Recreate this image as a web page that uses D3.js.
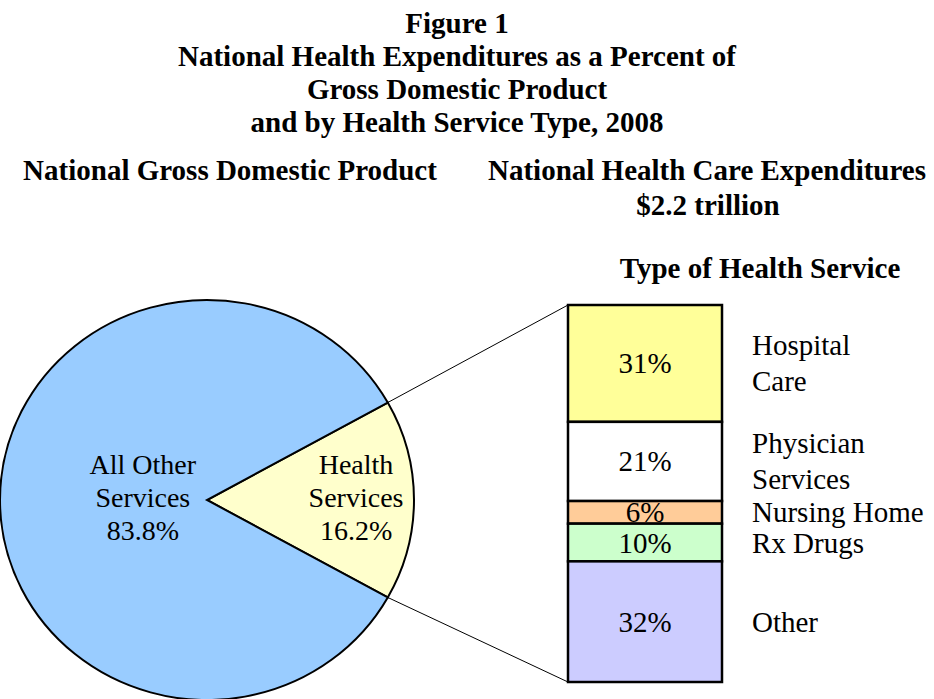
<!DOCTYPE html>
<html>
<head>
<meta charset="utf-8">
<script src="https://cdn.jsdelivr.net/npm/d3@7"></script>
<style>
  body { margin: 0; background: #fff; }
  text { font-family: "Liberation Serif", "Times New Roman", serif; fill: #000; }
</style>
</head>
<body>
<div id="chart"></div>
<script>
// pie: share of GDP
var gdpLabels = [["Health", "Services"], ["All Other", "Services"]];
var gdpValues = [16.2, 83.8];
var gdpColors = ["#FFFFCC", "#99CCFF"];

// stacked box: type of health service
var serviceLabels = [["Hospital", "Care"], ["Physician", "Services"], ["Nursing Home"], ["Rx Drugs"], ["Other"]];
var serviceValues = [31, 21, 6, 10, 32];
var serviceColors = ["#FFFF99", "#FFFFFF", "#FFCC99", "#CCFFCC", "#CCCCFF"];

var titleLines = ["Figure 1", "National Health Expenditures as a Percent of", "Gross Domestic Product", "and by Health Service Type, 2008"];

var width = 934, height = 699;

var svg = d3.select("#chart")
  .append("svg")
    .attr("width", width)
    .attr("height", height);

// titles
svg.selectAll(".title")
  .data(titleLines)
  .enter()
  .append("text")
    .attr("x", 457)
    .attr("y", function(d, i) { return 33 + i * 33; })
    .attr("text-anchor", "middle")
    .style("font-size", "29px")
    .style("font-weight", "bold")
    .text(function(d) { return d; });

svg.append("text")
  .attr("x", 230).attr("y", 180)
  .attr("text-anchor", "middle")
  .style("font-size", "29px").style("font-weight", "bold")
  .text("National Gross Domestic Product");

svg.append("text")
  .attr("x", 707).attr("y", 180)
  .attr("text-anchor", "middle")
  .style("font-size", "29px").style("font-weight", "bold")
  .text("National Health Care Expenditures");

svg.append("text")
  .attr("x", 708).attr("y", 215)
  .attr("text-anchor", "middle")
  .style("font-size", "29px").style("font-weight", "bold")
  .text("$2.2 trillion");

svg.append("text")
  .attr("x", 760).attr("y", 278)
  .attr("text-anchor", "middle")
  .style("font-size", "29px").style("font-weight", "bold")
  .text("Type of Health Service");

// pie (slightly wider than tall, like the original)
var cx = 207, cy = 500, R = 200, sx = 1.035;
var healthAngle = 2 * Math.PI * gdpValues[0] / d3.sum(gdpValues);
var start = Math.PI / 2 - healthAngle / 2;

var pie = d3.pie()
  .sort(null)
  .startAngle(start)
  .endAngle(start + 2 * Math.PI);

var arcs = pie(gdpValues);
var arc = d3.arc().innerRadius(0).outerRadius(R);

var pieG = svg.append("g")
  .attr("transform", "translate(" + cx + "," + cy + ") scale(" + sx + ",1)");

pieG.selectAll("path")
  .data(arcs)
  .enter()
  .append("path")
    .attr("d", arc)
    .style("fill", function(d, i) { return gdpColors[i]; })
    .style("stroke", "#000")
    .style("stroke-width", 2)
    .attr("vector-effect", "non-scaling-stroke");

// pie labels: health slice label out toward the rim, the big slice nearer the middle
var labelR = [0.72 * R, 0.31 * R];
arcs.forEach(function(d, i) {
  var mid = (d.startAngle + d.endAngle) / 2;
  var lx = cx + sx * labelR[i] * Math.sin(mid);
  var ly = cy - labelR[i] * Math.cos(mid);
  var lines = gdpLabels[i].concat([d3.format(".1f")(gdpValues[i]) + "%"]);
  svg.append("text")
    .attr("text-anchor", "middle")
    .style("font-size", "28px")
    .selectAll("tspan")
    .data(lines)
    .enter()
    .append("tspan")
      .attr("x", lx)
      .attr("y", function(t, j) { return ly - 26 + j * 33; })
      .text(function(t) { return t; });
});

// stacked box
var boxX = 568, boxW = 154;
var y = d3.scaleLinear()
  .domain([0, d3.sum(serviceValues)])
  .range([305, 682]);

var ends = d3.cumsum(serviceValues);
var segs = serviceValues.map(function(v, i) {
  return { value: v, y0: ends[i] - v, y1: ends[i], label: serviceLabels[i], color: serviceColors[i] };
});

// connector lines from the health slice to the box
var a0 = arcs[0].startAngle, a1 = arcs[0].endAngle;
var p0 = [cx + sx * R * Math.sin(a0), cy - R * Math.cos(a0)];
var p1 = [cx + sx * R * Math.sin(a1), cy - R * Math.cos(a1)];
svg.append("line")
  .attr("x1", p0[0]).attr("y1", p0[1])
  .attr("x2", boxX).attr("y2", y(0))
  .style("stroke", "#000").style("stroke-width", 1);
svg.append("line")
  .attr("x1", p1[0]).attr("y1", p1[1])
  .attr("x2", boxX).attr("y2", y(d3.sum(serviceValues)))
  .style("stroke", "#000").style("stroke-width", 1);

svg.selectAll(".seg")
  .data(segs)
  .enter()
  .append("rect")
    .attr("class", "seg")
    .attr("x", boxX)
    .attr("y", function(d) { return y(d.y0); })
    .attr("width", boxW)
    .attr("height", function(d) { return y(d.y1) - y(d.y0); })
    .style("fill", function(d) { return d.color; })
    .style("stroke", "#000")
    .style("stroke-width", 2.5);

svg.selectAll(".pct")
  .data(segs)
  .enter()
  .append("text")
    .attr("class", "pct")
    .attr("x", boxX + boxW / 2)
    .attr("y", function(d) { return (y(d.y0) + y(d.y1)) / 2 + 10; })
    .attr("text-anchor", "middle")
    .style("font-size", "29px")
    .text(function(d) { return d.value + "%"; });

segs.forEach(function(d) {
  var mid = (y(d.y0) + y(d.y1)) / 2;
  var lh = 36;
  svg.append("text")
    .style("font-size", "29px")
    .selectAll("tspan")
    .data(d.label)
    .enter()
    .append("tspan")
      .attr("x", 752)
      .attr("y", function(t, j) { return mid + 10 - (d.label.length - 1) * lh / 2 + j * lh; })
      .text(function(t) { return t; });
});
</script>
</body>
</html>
——————————
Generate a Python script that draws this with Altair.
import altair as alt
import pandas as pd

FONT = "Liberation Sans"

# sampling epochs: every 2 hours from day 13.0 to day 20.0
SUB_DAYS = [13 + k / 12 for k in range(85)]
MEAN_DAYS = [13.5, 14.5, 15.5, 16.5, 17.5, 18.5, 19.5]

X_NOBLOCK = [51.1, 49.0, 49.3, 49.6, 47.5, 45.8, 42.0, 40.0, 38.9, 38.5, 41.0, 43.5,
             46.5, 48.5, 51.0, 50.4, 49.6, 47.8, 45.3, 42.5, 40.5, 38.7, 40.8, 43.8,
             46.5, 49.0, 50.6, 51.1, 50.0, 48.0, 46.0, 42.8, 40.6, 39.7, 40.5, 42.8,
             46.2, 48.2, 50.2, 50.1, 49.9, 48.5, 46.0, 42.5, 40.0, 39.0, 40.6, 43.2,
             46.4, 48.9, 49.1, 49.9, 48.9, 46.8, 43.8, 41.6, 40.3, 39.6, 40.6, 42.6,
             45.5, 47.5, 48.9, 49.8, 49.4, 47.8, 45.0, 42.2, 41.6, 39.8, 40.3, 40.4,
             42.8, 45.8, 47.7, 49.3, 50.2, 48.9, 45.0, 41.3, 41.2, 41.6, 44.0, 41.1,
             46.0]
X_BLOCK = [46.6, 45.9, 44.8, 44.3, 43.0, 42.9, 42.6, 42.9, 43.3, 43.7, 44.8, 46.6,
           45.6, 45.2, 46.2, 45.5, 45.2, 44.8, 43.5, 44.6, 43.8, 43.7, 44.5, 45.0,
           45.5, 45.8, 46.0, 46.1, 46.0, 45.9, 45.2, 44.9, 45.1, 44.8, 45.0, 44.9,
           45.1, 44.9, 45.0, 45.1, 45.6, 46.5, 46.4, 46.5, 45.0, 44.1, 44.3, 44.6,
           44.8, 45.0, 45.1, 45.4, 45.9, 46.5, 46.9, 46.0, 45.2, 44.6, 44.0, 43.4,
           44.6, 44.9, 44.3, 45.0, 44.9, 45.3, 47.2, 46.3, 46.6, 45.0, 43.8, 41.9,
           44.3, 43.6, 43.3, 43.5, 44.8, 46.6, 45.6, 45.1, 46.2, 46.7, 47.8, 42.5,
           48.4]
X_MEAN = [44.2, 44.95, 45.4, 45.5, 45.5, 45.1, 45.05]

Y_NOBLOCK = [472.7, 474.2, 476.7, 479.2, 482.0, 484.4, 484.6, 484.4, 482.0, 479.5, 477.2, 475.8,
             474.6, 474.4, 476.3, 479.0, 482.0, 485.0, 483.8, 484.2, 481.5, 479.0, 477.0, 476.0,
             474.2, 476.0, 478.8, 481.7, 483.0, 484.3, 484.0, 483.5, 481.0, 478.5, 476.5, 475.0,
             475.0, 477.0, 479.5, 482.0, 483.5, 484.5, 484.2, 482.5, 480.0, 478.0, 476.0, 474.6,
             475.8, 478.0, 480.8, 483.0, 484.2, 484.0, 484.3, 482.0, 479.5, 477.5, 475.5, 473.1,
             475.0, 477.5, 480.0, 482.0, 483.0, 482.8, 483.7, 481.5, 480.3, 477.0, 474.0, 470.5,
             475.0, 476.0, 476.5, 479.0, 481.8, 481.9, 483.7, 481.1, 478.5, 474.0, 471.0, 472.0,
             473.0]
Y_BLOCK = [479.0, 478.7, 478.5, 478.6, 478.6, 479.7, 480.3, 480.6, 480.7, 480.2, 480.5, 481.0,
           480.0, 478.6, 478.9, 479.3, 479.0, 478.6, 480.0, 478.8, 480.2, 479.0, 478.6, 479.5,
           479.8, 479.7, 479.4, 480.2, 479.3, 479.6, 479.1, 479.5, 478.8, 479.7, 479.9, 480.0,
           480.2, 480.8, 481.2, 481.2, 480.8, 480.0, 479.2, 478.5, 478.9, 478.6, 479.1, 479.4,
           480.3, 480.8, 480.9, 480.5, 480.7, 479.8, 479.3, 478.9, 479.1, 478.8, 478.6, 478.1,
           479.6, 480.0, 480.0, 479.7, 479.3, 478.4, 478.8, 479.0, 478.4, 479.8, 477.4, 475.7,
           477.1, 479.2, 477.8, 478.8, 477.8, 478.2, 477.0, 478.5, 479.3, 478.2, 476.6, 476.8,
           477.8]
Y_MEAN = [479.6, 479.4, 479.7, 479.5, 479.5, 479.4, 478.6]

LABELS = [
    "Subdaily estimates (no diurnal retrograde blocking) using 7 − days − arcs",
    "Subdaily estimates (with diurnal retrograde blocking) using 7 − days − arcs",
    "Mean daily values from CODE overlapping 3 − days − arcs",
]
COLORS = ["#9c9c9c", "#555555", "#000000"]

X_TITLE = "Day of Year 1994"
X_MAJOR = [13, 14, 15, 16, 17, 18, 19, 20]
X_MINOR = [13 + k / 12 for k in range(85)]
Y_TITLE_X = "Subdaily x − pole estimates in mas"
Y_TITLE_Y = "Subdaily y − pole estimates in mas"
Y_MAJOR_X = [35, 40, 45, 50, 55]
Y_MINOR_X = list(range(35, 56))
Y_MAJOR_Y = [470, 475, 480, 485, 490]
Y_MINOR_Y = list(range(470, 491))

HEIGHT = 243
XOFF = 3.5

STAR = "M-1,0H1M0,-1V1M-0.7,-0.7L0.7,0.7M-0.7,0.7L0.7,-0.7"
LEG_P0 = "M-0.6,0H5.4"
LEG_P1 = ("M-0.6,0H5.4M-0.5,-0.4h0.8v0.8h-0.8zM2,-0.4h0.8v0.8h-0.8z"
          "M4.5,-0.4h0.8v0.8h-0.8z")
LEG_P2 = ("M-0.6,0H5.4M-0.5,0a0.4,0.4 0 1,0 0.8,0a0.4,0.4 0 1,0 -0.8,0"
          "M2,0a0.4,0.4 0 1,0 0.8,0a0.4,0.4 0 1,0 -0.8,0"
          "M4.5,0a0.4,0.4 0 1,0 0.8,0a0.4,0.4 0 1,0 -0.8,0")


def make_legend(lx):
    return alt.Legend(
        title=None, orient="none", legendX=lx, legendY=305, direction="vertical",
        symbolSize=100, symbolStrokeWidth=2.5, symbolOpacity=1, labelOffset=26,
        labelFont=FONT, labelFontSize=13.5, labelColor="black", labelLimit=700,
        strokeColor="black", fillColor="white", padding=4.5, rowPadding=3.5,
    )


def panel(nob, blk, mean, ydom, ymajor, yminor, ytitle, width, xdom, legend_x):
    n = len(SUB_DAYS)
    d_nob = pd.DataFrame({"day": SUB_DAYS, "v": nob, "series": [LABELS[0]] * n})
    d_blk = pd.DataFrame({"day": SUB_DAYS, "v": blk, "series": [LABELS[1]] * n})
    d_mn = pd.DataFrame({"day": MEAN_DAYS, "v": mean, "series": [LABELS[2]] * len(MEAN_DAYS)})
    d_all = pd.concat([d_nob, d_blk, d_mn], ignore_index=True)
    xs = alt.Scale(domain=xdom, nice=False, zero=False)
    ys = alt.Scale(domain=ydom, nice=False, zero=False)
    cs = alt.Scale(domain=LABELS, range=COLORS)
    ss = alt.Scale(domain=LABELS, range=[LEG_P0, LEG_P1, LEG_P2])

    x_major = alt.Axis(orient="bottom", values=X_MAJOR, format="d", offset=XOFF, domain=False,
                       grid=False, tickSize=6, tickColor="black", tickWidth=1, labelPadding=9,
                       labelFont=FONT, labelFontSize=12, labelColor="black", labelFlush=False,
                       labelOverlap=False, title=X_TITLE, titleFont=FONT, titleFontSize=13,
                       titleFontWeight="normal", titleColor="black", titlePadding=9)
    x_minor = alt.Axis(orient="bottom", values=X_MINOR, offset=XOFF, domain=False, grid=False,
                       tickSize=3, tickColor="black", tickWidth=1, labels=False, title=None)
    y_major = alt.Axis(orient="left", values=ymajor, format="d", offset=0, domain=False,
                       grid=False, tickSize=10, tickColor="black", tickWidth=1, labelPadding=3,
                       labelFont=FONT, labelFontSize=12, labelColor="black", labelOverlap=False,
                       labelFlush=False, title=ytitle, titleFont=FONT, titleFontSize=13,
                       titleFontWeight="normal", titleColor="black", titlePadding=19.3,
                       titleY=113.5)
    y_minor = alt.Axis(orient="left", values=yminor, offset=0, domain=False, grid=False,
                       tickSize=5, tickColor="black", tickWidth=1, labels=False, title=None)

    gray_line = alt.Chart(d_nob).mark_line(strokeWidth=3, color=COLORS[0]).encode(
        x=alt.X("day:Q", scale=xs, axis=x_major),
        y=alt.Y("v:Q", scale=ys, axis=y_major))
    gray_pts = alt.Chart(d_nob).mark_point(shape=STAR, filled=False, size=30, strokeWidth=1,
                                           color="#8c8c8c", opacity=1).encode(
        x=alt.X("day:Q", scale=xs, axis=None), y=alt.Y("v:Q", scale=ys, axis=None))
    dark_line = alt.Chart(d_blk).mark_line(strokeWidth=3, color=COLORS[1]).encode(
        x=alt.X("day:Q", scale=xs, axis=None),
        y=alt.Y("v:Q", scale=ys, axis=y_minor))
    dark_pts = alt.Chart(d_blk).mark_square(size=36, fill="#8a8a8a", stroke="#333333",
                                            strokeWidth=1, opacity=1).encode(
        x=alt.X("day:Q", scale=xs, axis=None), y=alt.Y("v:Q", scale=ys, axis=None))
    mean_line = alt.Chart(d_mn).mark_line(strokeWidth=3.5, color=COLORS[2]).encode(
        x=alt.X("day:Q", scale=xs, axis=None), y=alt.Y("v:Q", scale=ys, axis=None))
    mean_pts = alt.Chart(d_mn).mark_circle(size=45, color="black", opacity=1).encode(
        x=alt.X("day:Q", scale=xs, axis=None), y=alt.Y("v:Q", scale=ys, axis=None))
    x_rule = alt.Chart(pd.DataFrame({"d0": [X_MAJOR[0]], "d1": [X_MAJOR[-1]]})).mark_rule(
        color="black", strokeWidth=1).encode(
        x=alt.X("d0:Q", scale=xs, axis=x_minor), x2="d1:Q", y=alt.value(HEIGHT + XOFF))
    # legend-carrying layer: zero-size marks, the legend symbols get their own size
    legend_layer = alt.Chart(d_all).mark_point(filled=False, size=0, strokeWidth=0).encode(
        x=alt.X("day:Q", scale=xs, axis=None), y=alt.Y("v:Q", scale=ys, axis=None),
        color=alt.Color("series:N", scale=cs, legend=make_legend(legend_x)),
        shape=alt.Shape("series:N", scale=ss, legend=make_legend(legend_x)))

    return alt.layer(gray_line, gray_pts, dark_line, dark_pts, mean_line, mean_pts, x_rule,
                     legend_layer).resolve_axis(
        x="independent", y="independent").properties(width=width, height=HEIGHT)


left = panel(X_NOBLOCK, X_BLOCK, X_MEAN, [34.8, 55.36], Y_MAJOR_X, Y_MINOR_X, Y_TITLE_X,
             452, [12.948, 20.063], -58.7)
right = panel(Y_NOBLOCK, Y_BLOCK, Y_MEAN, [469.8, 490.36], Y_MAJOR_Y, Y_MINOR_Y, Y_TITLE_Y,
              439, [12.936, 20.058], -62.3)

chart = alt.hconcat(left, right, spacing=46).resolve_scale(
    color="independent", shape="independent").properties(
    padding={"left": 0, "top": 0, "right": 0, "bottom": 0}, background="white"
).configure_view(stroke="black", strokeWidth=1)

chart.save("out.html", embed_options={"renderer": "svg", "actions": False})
——————————
What to work on
Start at the line with "Recreate this image", stop at the line with "Health Expenditures as", both lines included, and repeat that span exactly without its pictures.

Written response
Recreate this image as a web page that uses D3.js.
<!DOCTYPE html>
<html>
<head>
<meta charset="utf-8">
<script src="https://cdn.jsdelivr.net/npm/d3@7"></script>
<style>
  body { margin: 0; background: #fff; }
  text { font-family: "Liberation Serif", "Times New Roman", serif; fill: #000; }
</style>
</head>
<body>
<div id="chart"></div>
<script>
// pie: share of GDP
var gdpLabels = [["Health", "Services"], ["All Other", "Services"]];
var gdpValues = [16.2, 83.8];
var gdpColors = ["#FFFFCC", "#99CCFF"];

// stacked box: type of health service
var serviceLabels = [["Hospital", "Care"], ["Physician", "Services"], ["Nursing Home"], ["Rx Drugs"], ["Other"]];
var serviceValues = [31, 21, 6, 10, 32];
var serviceColors = ["#FFFF99", "#FFFFFF", "#FFCC99", "#CCFFCC", "#CCCCFF"];

var titleLines = ["Figure 1", "National Health Expenditures as a Percent of", "Gross Domestic Product", "and by Health Service Type, 2008"];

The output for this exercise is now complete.